Talon d’Achille: Il est idéologique, car ses détracteurs reprochent au CRTC d’être devenu une police du bon goût, allant à l’encontre de la liberté d’expression, fondement de nos démocraties.
Fait marquant: Le CRTC est déjà parvenu, par le biais d’une licence probatoire, à tiédir le discours des Forts en gueule.
Alors, maintenant que vous avez ces fiches en main, qu’en pensez-vous? Qui devrait gagner? Lequel de ces deux adversaires est le plus susceptible de défendre nos droits et libertés? Ceux qui portent plainte ont-ils raison de le faire? Museler les animateurs de la radio- bulldozer porterait-il vraiment préjudice à la liberté d’expression?

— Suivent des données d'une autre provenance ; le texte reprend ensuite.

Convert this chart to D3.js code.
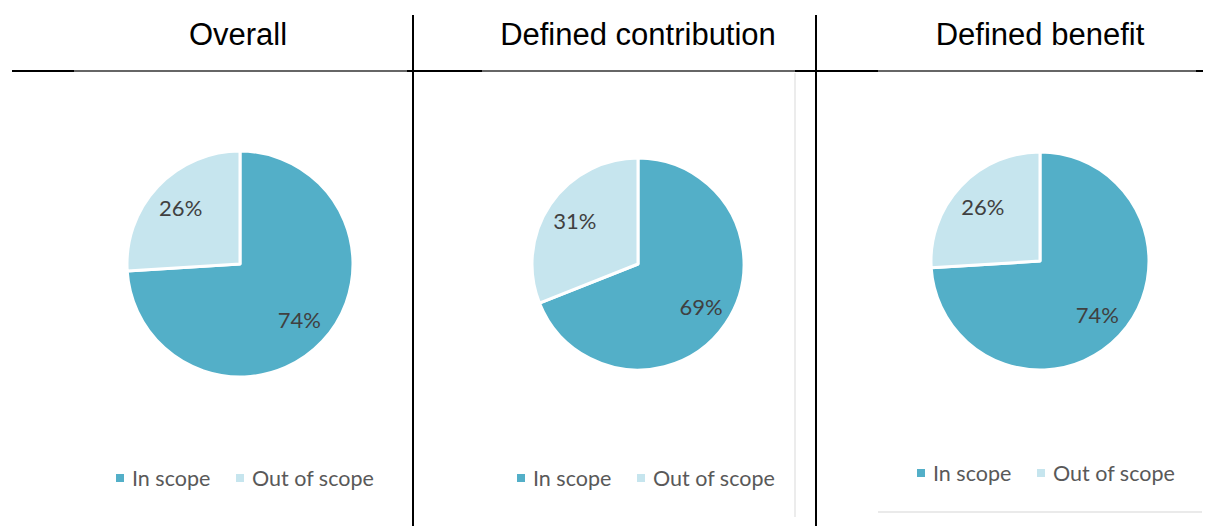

Cette fois, c’est vous j’aimerais entendre, ou plutôt lire. Envoyez-nous votre opinion concernant ce combat à finir en réagissant à cette chronique par le biais de notre site Internet www.voir.ca, par courriel à l’adresse [email protected] ou par télécopieur au (418) 522-7779. Les meilleurs commentaires seront publiés dans l’édition du 12 février, qui sera en kiosque lors du passage du CRTC à Québec.
En terminant, pour synthétiser le débat en paraphrasant très librement l’expert en communications Florian Sauvageau, je vous pose la question suivante: dans quel genre d’État préférez-vous vivre? Dans celui qui laisse les animateurs de radio s’exprimer tout à fait librement, au détriment de ceux qu’ils peuvent blesser, ou dans celui qui les censure avant qu’ils n’aient pu le faire?
À celaj’ajouterais: peut-on imaginer une forme de compromis?